A Segunda Guerra Mundial e a necessidade por borracha, já que a Ásia britânica estava em mãos dos japoneses, trouxeram uma tentativa de galvanizar o empreendimento fordista com a chegada de técnicos americanos, investimento de dinheiro de Washington (para horror do liberal republicano Ford). Afinal, como afirmou o presidente Roosevelt: “Não se pode fazer a guerra moderna sem borracha”. O esforço internacional e o recrutamento dos chamados “soldados da borracha” não mudaram o quadro terrível em Fordlândia e Belterra. Em 1937, 1.200 acres foram desflorestados para receber mais de 2,2 milhões de sementes. Em 1941 o número aumentou para 3,6 milhões. Em 1942, porém, a produção não conseguiu ir além de meras 750 toneladas de borracha, uma fração das 45 mil toneladas extraídas no auge do boom da borracha. Após gastar US$ 20 milhões, Ford vendeu tudo ao Brasil por US$ 500 mil.

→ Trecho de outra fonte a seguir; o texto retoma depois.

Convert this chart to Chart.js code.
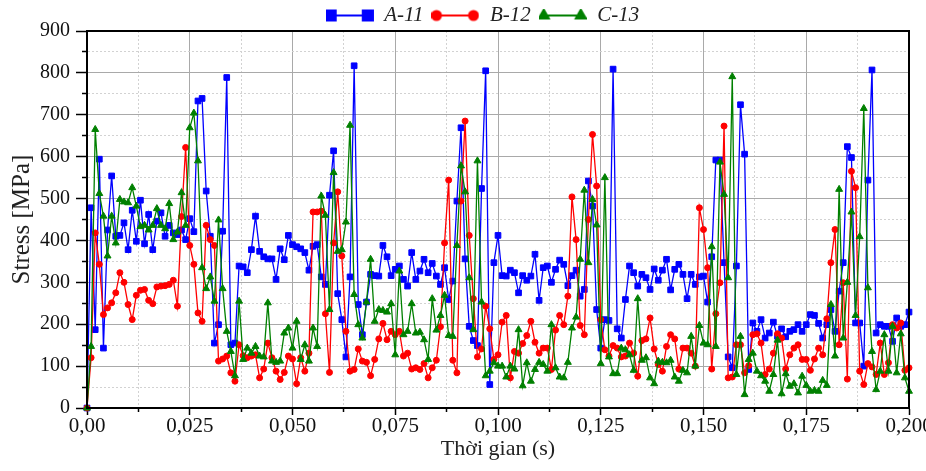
<!DOCTYPE html>
<html>
<head>
<meta charset="utf-8">
<script src="https://cdn.jsdelivr.net/npm/chart.js@4.4.1/dist/chart.umd.min.js"></script>
<style>
  html, body { margin: 0; padding: 0; background: #fff; }
  #wrap { width: 926px; height: 471px; position: relative; }
</style>
</head>
<body>
<div id="wrap"><canvas id="chart"></canvas></div>
<script>
// sample spacing of the recordings (s)
const timeStep = 0.001;

const seriesNames = ['A-11', 'B-12', 'C-13'];

// stress [MPa], one value per sample
const stressA = [
  0,478,187,594,143,425,554,410,412,442,
  378,472,398,496,392,462,378,446,466,410,
  436,418,414,425,402,452,421,733,739,518,
  410,155,199,422,789,151,155,339,337,323,
  378,458,374,
  361,356,356,307,380,354,412,390,385,380,
  371,329,386,390,313,295,508,614,273,211,
  122,313,817,247,175,253,319,316,315,388,
  361,316,331,339,307,291,371,307,327,
  355,323,345,315,295,335,259,303,494,669,
  356,195,161,149,524,805,56,347,412,316,
  315,329,323,275,316,305,315,367,257,335,
  339,300,331,353,343,292,316,329,
  267,283,542,482,235,143,211,209,809,189,
  167,259,339,323,291,319,311,283,332,305,
  329,355,282,331,343,319,261,319,295,313,
  315,253,361,592,592,347,122,96,339,724,
  606,92,203,183,211,167,179,205,171,189,
  170,183,187,199,183,199,223,221,202,167,
  199,235,183,279,347,624,598,203,203,100,
  544,807,179,199,195,195,159,215,195,199,
  229
];

const stressB = [
  0,120,418,343,223,239,251,275,323,300,
  247,211,269,281,283,257,249,289,291,292,
  295,305,243,457,622,388,343,227,207,436,
  402,388,112,117,124,84,64,151,125,120,
  124,127,72,
  93,155,120,88,68,85,124,117,58,120,
  88,131,468,468,470,225,85,394,516,363,
  183,88,92,141,112,109,77,116,165,202,
  163,183,175,183,124,131,93,96,92,
  106,72,96,114,194,394,544,114,84,494,
  685,412,261,122,141,243,189,116,127,205,
  221,72,135,131,154,173,207,157,131,143,
  143,92,186,221,199,267,504,402,
  197,175,450,653,530,211,139,124,149,143,
  122,124,155,131,76,161,165,215,141,104,
  88,147,175,165,93,143,143,131,100,478,
  426,335,93,225,299,673,72,74,151,
  151,84,101,175,177,155,80,93,131,177,
  167,93,127,143,151,116,116,90,117,143,
  127,213,347,426,151,299,69,565,526,88,
  56,106,98,80,155,80,108,199,191,203,
  90,96
];

const stressC = [
  0,147,665,512,458,363,458,394,498,492,
  490,526,482,433,436,425,436,476,436,428,
  488,402,420,514,436,669,704,590,335,285,
  313,255,449,285,183,135,77,255,116,143,
  131,147,124,
  122,251,112,109,112,179,191,143,207,116,
  151,112,191,147,506,460,235,562,374,378,
  444,675,271,199,167,253,355,207,235,233,
  229,249,127,327,175,183,249,179,181,
  163,116,261,186,221,269,173,171,388,578,
  516,311,187,590,253,77,88,108,100,100,
  74,100,93,187,53,108,64,92,109,104,
  88,199,96,74,72,109,191,217,
  355,520,347,498,437,106,550,122,82,82,
  143,139,127,90,261,114,120,72,58,112,
  109,108,114,74,64,90,84,171,100,197,
  155,151,385,147,587,510,311,791,80,
  171,32,116,131,88,77,64,40,80,162,
  34,82,52,58,36,76,54,40,42,40,
  66,54,247,124,522,167,300,468,221,409,
  715,287,135,44,88,175,88,195,84,177,
  72,40
];

const xTickValues = [0, 0.025, 0.05, 0.075, 0.1, 0.125, 0.15, 0.175, 0.2];
const xTickLabels = ['0,00', '0,025', '0,050', '0,075', '0,100', '0,125', '0,150', '0,175', '0,200'];
const yTickValues = [0, 100, 200, 300, 400, 500, 600, 700, 800, 900];
const yTickLabels = ['0', '100', '200', '300', '400', '500', '600', '700', '800', '900'];

const colors = ['#0000ff', '#ff0000', '#008000'];
const shapes = ['rect', 'circle', 'triangle'];
const FONT = "'Liberation Serif', 'Times New Roman', serif";

// major ticks plus one minor tick half way between each pair
function withMinor(major) {
  const out = [];
  major.forEach((v, i) => {
    out.push({value: v});
    if (i < major.length - 1) out.push({value: (v + major[i + 1]) / 2});
  });
  return out;
}

function toPoints(values) {
  return values.map((v, i) => ({x: i * timeStep, y: v}));
}

function legendIcon(color, shape, r) {
  const c = document.createElement('canvas');
  c.width = 48; c.height = 14;
  const g = c.getContext('2d');
  g.strokeStyle = color; g.fillStyle = color; g.lineWidth = 2;
  g.beginPath(); g.moveTo(5, 7); g.lineTo(42, 7); g.stroke();
  [5, 42].forEach(cx => {
    Chart.helpers.drawPoint(g, {pointStyle: shape, radius: r, rotation: 0, borderWidth: 1}, cx, 7);
  });
  return c;
}
const legendIcons = [
  legendIcon(colors[0], 'rect', 7),
  legendIcon(colors[1], 'circle', 4.5),
  legendIcon(colors[2], 'triangle', 5.8)
];

const stress = [stressA, stressB, stressC];
const radii = [4, 3, 4];

// later series are drawn over earlier ones, as in the original plot
const datasets = stress.map((vals, i) => ({
  label: seriesNames[i],
  data: toPoints(vals),
  order: stress.length - 1 - i,
  borderColor: colors[i],
  backgroundColor: colors[i],
  borderWidth: 1.3,
  pointStyle: shapes[i],
  pointRadius: radii[i],
  pointBorderWidth: 1,
  pointBackgroundColor: colors[i],
  pointBorderColor: colors[i],
  tension: 0,
  clip: 8
}));

const frame = {
  id: 'frame',
  beforeLayout(chart) {
    const lg = chart.legend;
    if (lg && !lg._patched) {
      const fit = lg.fit;
      lg.fit = function () { fit.call(this); this.height = 31; };
      lg._patched = true;
    }
  },
  afterLayout(chart) {
    if (chart.legend) {
      chart.legend.left += 56;
      chart.legend.top -= 3;
    }
  },
  afterDatasetsDraw(chart) {
    const {ctx, chartArea: a} = chart;
    ctx.save();
    ctx.strokeStyle = '#000';
    ctx.lineWidth = 2;
    ctx.strokeRect(a.left, a.top, a.right - a.left, a.bottom - a.top);
    ctx.restore();
  }
};

const gridColor = c => (c.index % 2 ? '#d2d2d2' : '#a9a9a9');

new Chart(document.getElementById('chart'), {
  type: 'line',
  data: {datasets},
  plugins: [frame],
  options: {
    responsive: true,
    maintainAspectRatio: false,
    animation: false,
    layout: {padding: {left: 0, right: 17, top: 0, bottom: 0}},
    plugins: {
      tooltip: {enabled: false},
      legend: {
        position: 'top',
        labels: {
          usePointStyle: true,
          pointStyleWidth: 48,
          padding: 8,
          color: '#222',
          font: {family: FONT, size: 21, style: 'italic'},
          generateLabels: chart => chart.data.datasets.map((ds, i) => ({
            text: ds.label,
            pointStyle: legendIcons[i],
            fontColor: '#222',
            lineWidth: 0,
            hidden: false,
            datasetIndex: i
          }))
        }
      }
    },
    scales: {
      x: {
        type: 'linear',
        min: 0,
        max: 0.2,
        afterBuildTicks: s => { s.ticks = withMinor(xTickValues); },
        afterFit: s => { s.height = 63; s.paddingRight = 0; s.paddingLeft = 0; },
        ticks: {
          autoSkip: false,
          maxRotation: 0,
          padding: 1,
          color: '#111',
          font: {family: FONT, size: 21, lineHeight: 1},
          callback: (v, i) => (i % 2 ? '' : xTickLabels[i / 2])
        },
        grid: {
          color: gridColor,
          lineWidth: 1,
          tickLength: 7,
          tickColor: '#000',
          tickWidth: 1.5,
          tickBorderDash: c => (c.index % 2 ? [3, 50] : [])
        },
        border: {color: '#000', width: 2, dash: c => (c.index % 2 ? [2, 2] : [])},
        title: {
          display: true,
          text: 'Thời gian (s)',
          color: '#222',
          font: {family: FONT, size: 22},
          padding: {top: 0, bottom: 9}
        }
      },
      y: {
        min: 0,
        max: 900,
        afterBuildTicks: s => { s.ticks = withMinor(yTickValues); },
        afterFit: s => { s.width = 87; },
        ticks: {
          autoSkip: false,
          padding: 6,
          color: '#111',
          font: {family: FONT, size: 20},
          callback: (v, i) => (i % 2 ? '' : yTickLabels[i / 2])
        },
        grid: {
          color: gridColor,
          lineWidth: 1,
          tickLength: 11,
          tickColor: '#000',
          tickWidth: 1.5,
          tickBorderDash: c => (c.index % 2 ? [0, 6, 5, 50] : [])
        },
        border: {color: '#000', width: 2, dash: c => (c.index % 2 ? [2, 2] : [])},
        title: {
          display: true,
          text: 'Stress [MPa]',
          color: '#222',
          font: {family: FONT, size: 25},
          padding: {top: 7, bottom: 0}
        }
      }
    }
  }
});
</script>
</body>
</html>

“Em 1945, com o fim da Segunda Guerra Mundial, as novas possibilidades abertas com a produção da borracha sintética, a própria especialização da Ford, que passara a concentrar sua indústria somente nos automóveis, e diante das resistências naturais e humanas, a companhia devolveu sua concessão ao governo brasileiro, que a indenizou pelas benfeitorias realizadas”, observa Elaine Lourenço. Em 1950 as duas cidades foram abandonadas. “Em maio de 1951 chegou o primeiro carregamento de látex de Cingapura no porto de Santos, produzido das árvores que descendiam diretamente das sementes roubadas por Wickham exatos 75 anos. Desde então o Brasil se viu obrigado a importar látex para fazer frente à sua demanda por borracha”, completa Grandin. Na criação de um império da borracha, o aventureiro colonial Henry I foi mais bem-sucedido do que o empreendedor moderno Henry II.